The problem is not Harvard's faculty, who are top quality, according to John C. Brauman, senior associate dean for student affairs at Stanford.

But, he adds, "at a very small school you're not going to have the infrastructure you need to do modern engineering."

In fact, professors in the Harvard department are on a tight budget. Several of the engineering faculty members' positions are not fully endowed.

"We need to have more appointments," Martin says. "Some of our courses are taught by people who are here in positions that are not fully funded."

That may change. In the $1 billion Faculty of Arts and Sciences component of the ongoing University capital campaign, few areas received higher priority than engineering.

The engineering concentration is also expanding at Harvard (please see graphic, this page). Students say they like the department's small size and personal contact, and don't regret picking it.

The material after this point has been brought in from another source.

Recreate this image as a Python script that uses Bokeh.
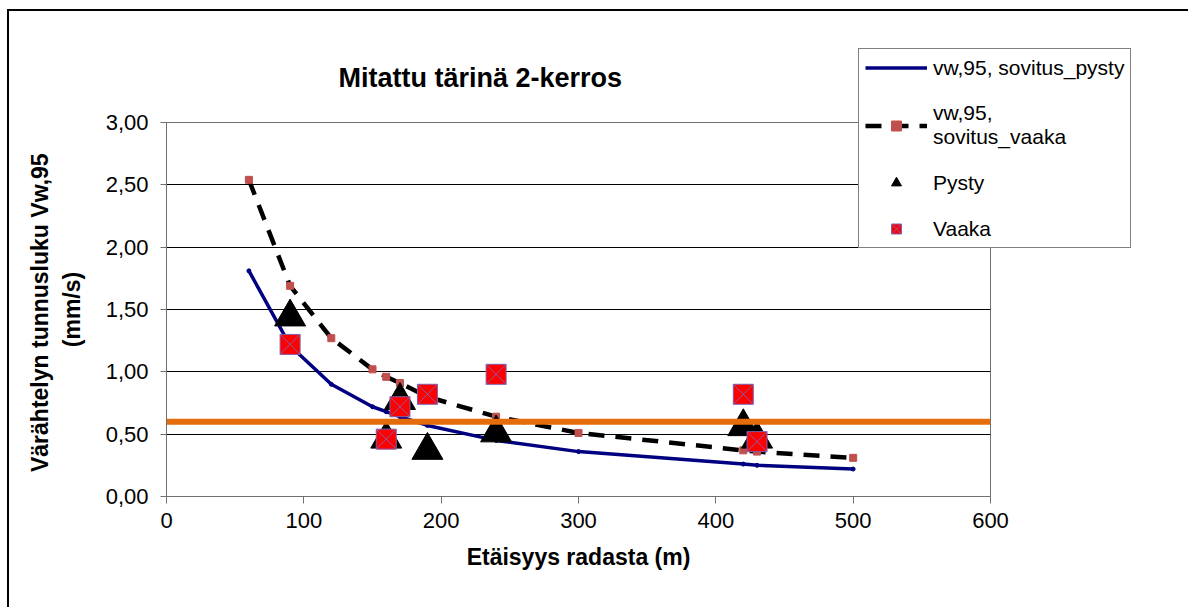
from bokeh.plotting import figure
from bokeh.models import FixedTicker, CustomJSTickFormatter, Legend, LegendItem
from bokeh.embed import file_html
from bokeh.resources import INLINE

# ---- data ----
fit_x = [60, 90, 120, 150, 160, 170, 190, 240, 300, 420, 430, 500]
fit_pysty = [1.81, 1.21, 0.90, 0.72, 0.68, 0.64, 0.57, 0.45, 0.36, 0.26, 0.25, 0.22]
fit_vaaka = [2.54, 1.69, 1.27, 1.02, 0.96, 0.91, 0.80, 0.64, 0.51, 0.37, 0.36, 0.31]

meas_x = [90, 160, 170, 190, 240, 420, 430]
pysty = [1.44, 0.46, 0.77, 0.37, 0.51, 0.56, 0.46]
vaaka = [1.22, 0.46, 0.72, 0.82, 0.98, 0.82, 0.44]

limit_x = [0, 600]
limit_y = [0.60, 0.60]

x_ticks = [0, 100, 200, 300, 400, 500, 600]
y_ticks = [0.0, 0.5, 1.0, 1.5, 2.0, 2.5, 3.0]

FONT = "Liberation Sans"

p = figure(frame_width=824, frame_height=374, output_backend="svg", toolbar_location=None,
           x_range=(0, 600), y_range=(0, 3),
           min_border_left=157, min_border_right=198,
           min_border_top=111, min_border_bottom=111,
           background_fill_color="white", border_fill_color="white")
p.styles = {"margin-left": "7px", "margin-top": "9px",
            "border-left": "2px solid black", "border-top": "2px solid black"}

# title
p.title.text = "Mitattu tärinä 2-kerros"
p.title.text_font = FONT
p.title.text_font_size = "27px"
p.title.text_font_style = "bold"
p.title.text_color = "black"
p.title.align = "left"
p.title.offset = 172
p.title.standoff = 60

# axes
p.xaxis.ticker = FixedTicker(ticks=x_ticks)
p.yaxis.ticker = FixedTicker(ticks=y_ticks)
p.yaxis.formatter = CustomJSTickFormatter(code="return tick.toFixed(2).replace('.', ',');")
for ax in (p.xaxis, p.yaxis):
    ax.axis_line_color = "#707070"
    ax.major_tick_line_color = "#707070"
    ax.minor_tick_line_color = None
    ax.major_tick_in = 0
    ax.major_label_text_font = FONT
    ax.major_label_text_font_size = "22px"
    ax.major_label_text_color = "black"
    ax.axis_label_text_font = FONT
    ax.axis_label_text_font_size = "23px"
    ax.axis_label_text_font_style = "bold"
    ax.axis_label_text_color = "black"
p.xaxis.major_tick_out = 7
p.yaxis.major_tick_out = 6
p.yaxis.major_label_standoff = 12
p.xaxis.major_label_standoff = 9
p.xaxis.axis_label = "Etäisyys radasta (m)"
p.yaxis.axis_label = "Värähtelyn tunnusluku  Vw,95\n(mm/s)"
p.yaxis.axis_label_standoff = 18
p.xaxis.axis_label_standoff = 13

p.xgrid.visible = False
p.ygrid.grid_line_color = "black"
p.ygrid.grid_line_width = 1
p.outline_line_color = "#707070"

# fitted curves
r_pl = p.line(fit_x, fit_pysty, line_color="#000080", line_width=3.5)
r_pm = p.scatter(fit_x, fit_pysty, marker="circle", size=4, color="#000080")
r_vl = p.line(fit_x, fit_vaaka, line_color="black", line_width=4.5, line_dash="16 11")
r_vm = p.scatter(fit_x, fit_vaaka, marker="square", size=7, color="#C0504D")

# measurements
r_tri = p.scatter(meas_x, pysty, marker="triangle", size=31, color="black")
r_sq = p.scatter(meas_x, vaaka, marker="square_x", size=20, fill_color="#FF0000",
                 line_color="#8060B0", line_width=1)

# limit line
p.line(limit_x, limit_y, line_color="#E46C0A", line_width=6)

legend = Legend(items=[
    LegendItem(label="vw,95, sovitus_pysty", renderers=[r_pl]),
    LegendItem(label="vw,95,\nsovitus_vaaka", renderers=[r_vl, r_vm]),
    LegendItem(label="Pysty", renderers=[r_tri]),
    LegendItem(label="Vaaka", renderers=[r_sq]),
], location=(-132, 248))
legend.border_line_color = "black"
legend.border_line_width = 1
legend.background_fill_color = "white"
legend.background_fill_alpha = 1
legend.padding = 6
legend.spacing = 21
legend.margin = -45
legend.label_height = 25
legend.glyph_height = 25
legend.glyph_width = 62
legend.label_standoff = 6
legend.label_text_font = FONT
legend.label_text_font_size = "21px"
legend.label_text_color = "black"
p.add_layout(legend, "right")

open("out.html", "w").write(file_html(p, INLINE))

Professors say Harvard's program offers a different approach from the traditional engineering powerhouses, preparing students for all walks of life, not just traditional engineering posts.

"Engineering here teaches you how to think rather than simply how to go and do engineering," says Clark H. Dean '95.

But if Harvard is to compete in research and continue to attract top students, professors caution, the capital campaign money must come through.

"Communications, computing and the environment need more infusions of funds to support them," Martin says. "We're in the campaign in part to grow, and in part to stabilize, because we have, in part, grown the programs without sufficient endowment."